Выбрать главу

Наконец, я не сказал бы всего, если не упомянул бы о двух весьма забавных случаях. Первый имел место в начале осени: неизвестный прислал мне сценарий телевизионного фильма, на который его «вдохновила», уверял он, пропажа моей рукописи. Он просил меня высказать мое мнение, дать согласие, благословение и обращал внимание на то, что его текст депонирован в Авторском обществе. Второй ход мне был подсказан: мне посоветовали довести до сведения двух знакомых писателей, этаких торопливых хищников, что я оставляю за собой привилегию написать, если Бог на душу положит, об этом происшествии и что мне очень не понравится, если его у меня позаимствуют… Добавлю, что я, хоть и рассердился, вовсе не был уверен в «моем праве»…

Но то, что мне еще остается рассказать, касается только меня, и рассказывать это трудно.

Грубое слово

Вечером в воскресенье 11 сентября, когда человек, которого я еще не называл «моим охотником», торжествующе сообщил, что в его распоряжении находится украденная рукопись, я, помнится, сидя в одиночестве перед телефоном и пишущей машинкой, невольно воскликнул — да простит меня Бог — «черт возьми!»; выражение, произнесенное шепотом, стало от этого не менее резким.

Как, неужели я совсем не радовался?

Так вот, откровенно признаться, нет.

Насколько я был рад заполучить назад мою записную книжку с адресами, наши паспорта, а главное — кое-какие фотографии: фото Сесили в Неваде в 1964 году, давние снимки детей в Шильоне, Венеции, на Корсике, которые я считал навсегда утраченными, — настолько возвращение рукописи меня озадачило. После семи недель рассказов о краже и стенаний я, как говорится, поставил на этом крест. Я привык быть жертвой (жертвой, виновной в легкомыслии) глупого происшествия, потрясающего, но малозначительного, к тому же отныне переваренного. Я не имею обыкновения прибегать к языку психоанализа, но на этот раз выражение «работа скорби» («внутрипсихический процесс, наступающий вслед за утратой объекта привязанности», — поясняет словарь) мне показалось столь верным, что я решительно его присвоил. Да, я работал над тем, чтобы избавиться от чувств смятения, гнева, уныния, какими наградила меня эта необычная кража. Мой метод, очень простой, напрашивался сам собой: он заключался в том, чтобы преуменьшать ценность «утраченного объекта привязанности», систематически подвергать сомнению качество, необходимость, интерес украденного-улетучившегося текста. Я даже прибегал — это вам известно — к иррациональным аргументам. «Потому что текст не должен был появиться на свет, то есть быть напечатанным. Мой добрый ангел пожелал избавить меня от оплошности и провала. Не желая этого, не сознавая этого, я отдал мою работу в руки, которые отняли ее у меня. Мое душевное равновесие, несомненно, требовало этого похищения. И т. д.». Можно было составить себе представление о подобной диалектике по первым страницам этого эссе, написанным по горячим следам: нетрудно заметить, что день ото дня она приобретает определенную форму и укрепляется.
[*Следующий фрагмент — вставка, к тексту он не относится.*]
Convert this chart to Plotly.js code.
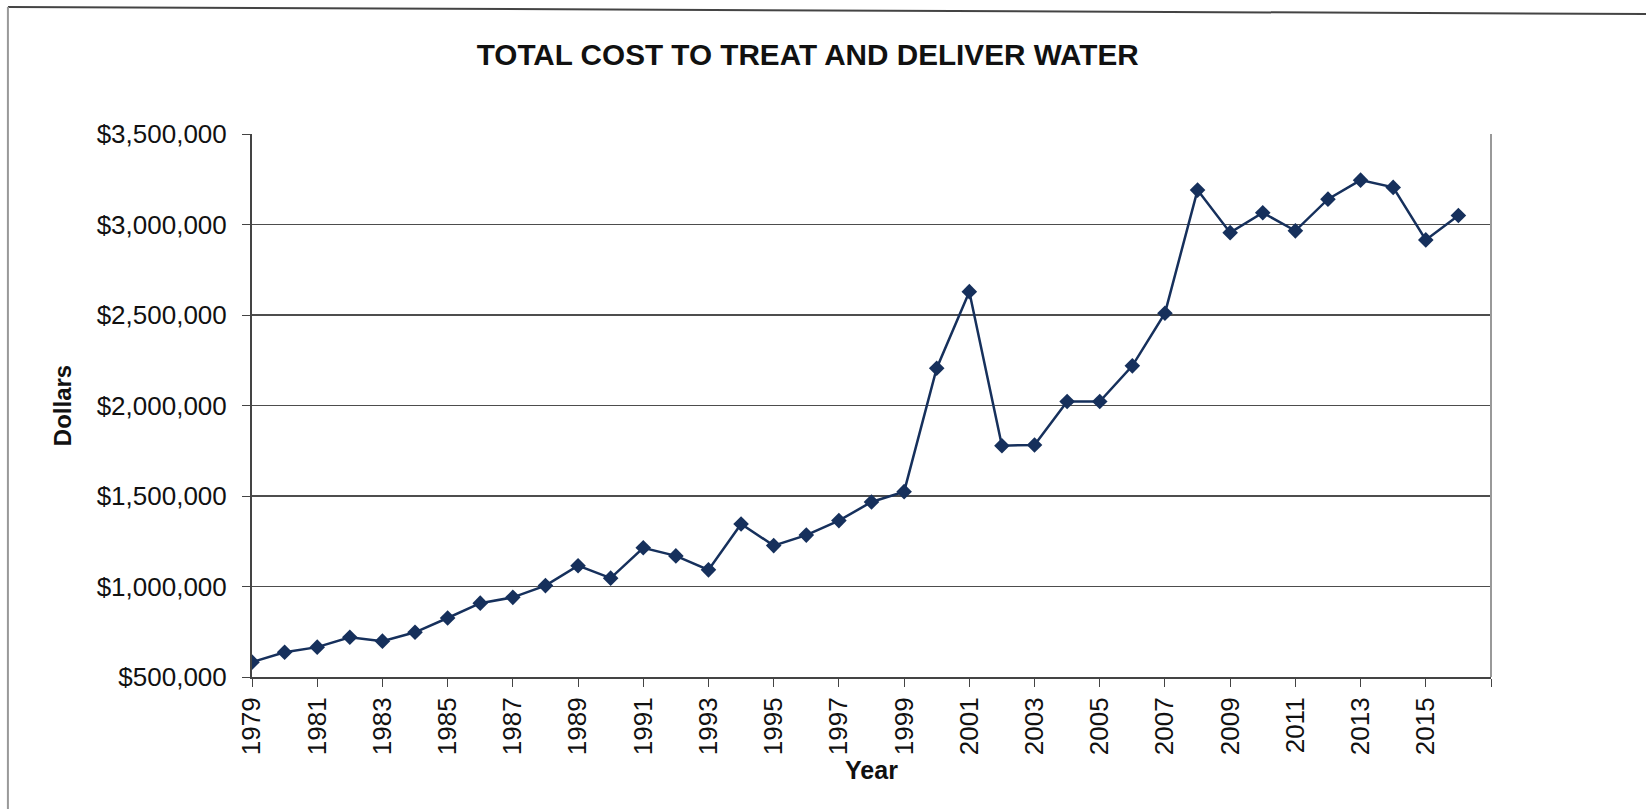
<!DOCTYPE html>
<html>
<head>
<meta charset="utf-8">
<script src="https://cdn.plot.ly/plotly-3.0.1.min.js"></script>
<style>
  html, body { margin: 0; padding: 0; background: #fff; }
  #chart { width: 1646px; height: 809px; }
</style>
</head>
<body>
<div id="chart"></div>
<script>
// Total cost per year
var years = [1979, 1980, 1981, 1982, 1983, 1984, 1985, 1986, 1987, 1988,
             1989, 1990, 1991, 1992, 1993, 1994, 1995, 1996, 1997, 1998,
             1999, 2000, 2001, 2002, 2003, 2004, 2005, 2006, 2007, 2008,
             2009, 2010, 2011, 2012, 2013, 2014, 2015, 2016];
var totalCost = [582000, 637000, 665000, 720000, 698000, 747000, 826000, 908000, 940000, 1005000,
                 1115000, 1046000, 1214000, 1169000, 1092000, 1345000, 1226000, 1284000, 1364000, 1467000,
                 1524000, 2206000, 2629000, 1778000, 1782000, 2022000, 2022000, 2219000, 2510000, 3190000,
                 2955000, 3065000, 2965000, 3140000, 3245000, 3205000, 2915000, 3050000];

var yearTicks = [1979, 1981, 1983, 1985, 1987, 1989, 1991, 1993, 1995, 1997,
                 1999, 2001, 2003, 2005, 2007, 2009, 2011, 2013, 2015, 2017];
var yearTickText = ['1979', '1981', '1983', '1985', '1987', '1989', '1991', '1993', '1995', '1997',
                    '1999', '2001', '2003', '2005', '2007', '2009', '2011', '2013', '2015', ''];

var navy = '#16305c';

var trace = {
    x: years,
    y: totalCost,
    type: 'scatter',
    mode: 'lines+markers',
    name: 'Total cost',
    line: { color: navy, width: 2.5 },
    marker: { symbol: 'diamond', size: 12, color: navy }
};

var layout = {
    width: 1646,
    height: 809,
    margin: { l: 252, r: 155, t: 134, b: 132 },
    paper_bgcolor: '#fff',
    plot_bgcolor: '#fff',
    showlegend: false,
    font: { family: "'Liberation Sans', Arial, sans-serif", color: '#111' },
    title: {
        text: '<b>TOTAL COST TO TREAT AND DELIVER WATER</b>',
        font: { size: 29.7, color: '#111' },
        x: 0.4907, xanchor: 'center',
        y: 0.932, yanchor: 'middle'
    },
    xaxis: {
        range: [1979, 2017],
        tickmode: 'array',
        tickvals: yearTicks,
        ticktext: yearTickText,
        tickangle: -90,
        ticks: 'outside',
        ticklen: 8,
        tickcolor: '#444',
        tickfont: { size: 26 },
        ticklabelstandoff: 0,
        showgrid: false,
        zeroline: false,
        showline: true,
        linecolor: '#444',
        linewidth: 2,
        title: { text: '<b>Year</b>', font: { size: 25 }, standoff: 7 }
    },
    yaxis: {
        range: [500000, 3500000],
        dtick: 500000,
        tickformat: '$,.0f',
        ticks: 'outside',
        ticklen: 8,
        tickcolor: '#444',
        tickfont: { size: 26 },
        ticklabelstandoff: 10,
        showgrid: true,
        gridcolor: '#4d4d4d',
        gridwidth: 1.5,
        zeroline: false,
        showline: true,
        linecolor: '#444',
        linewidth: 2,
        title: { text: '<b>Dollars</b>', font: { size: 24 }, standoff: 18 }
    },
    shapes: [
        // right edge of plot area
        { type: 'line', xref: 'paper', yref: 'paper', x0: 1, x1: 1, y0: 0, y1: 1,
          line: { color: '#999', width: 2 } },
        // outer chart frame (top and left edges of the scanned page)
        { type: 'line', xref: 'paper', yref: 'paper', x0: -0.197, x1: 1.126, y0: 1.234, y1: 1.221,
          line: { color: '#444', width: 2 } },
        { type: 'line', xref: 'paper', yref: 'paper', x0: -0.197, x1: -0.197, y0: 1.234, y1: -0.25,
          line: { color: '#999', width: 2 } }
    ]
};

Plotly.newPlot('chart', [trace], layout, { displayModeBar: false, staticPlot: true });
</script>
</body>
</html>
Начиная с воскресенья 11 сентября, ознаменовавшего конец дурного сна, я убедился в неожиданной пользе, которую приносили мое поведение и мои рассуждения. По-прежнему позволяя самым великодушным и любезным из моих утешителей наделять украденный роман достоинствами и значительностью, чего он, конечно, не заслуживал, я на собственном тайном суде предавался противоположной работе, подрывной работе поношения, чью силу воздействия я смог оценить спустя менее двух месяцев после того, как ею занялся. Способный обесценивать все то, что мною создается, я легко брал на себя роли самоцензора и язвительного критика. Я любезно, скромно, с видом покорной и страдающей жертвы принимал соболезнования, но в глубине души безжалостный голос ругал эту ласточку и выносил приговор, что по тем или иным причинам она никогда не будет летать. Вернуть мне «Ласточку» значило припереть меня к стенке. Когда-то подобную склонность моей натуры я изучал на том, что называют сердечными делами. Я был неспособен страдать, если меня бросала женщина, ибо задолго до угрозы разрыва в определенной степени ограждал себя от любого возможного страдания, готовясь разлюбить первым.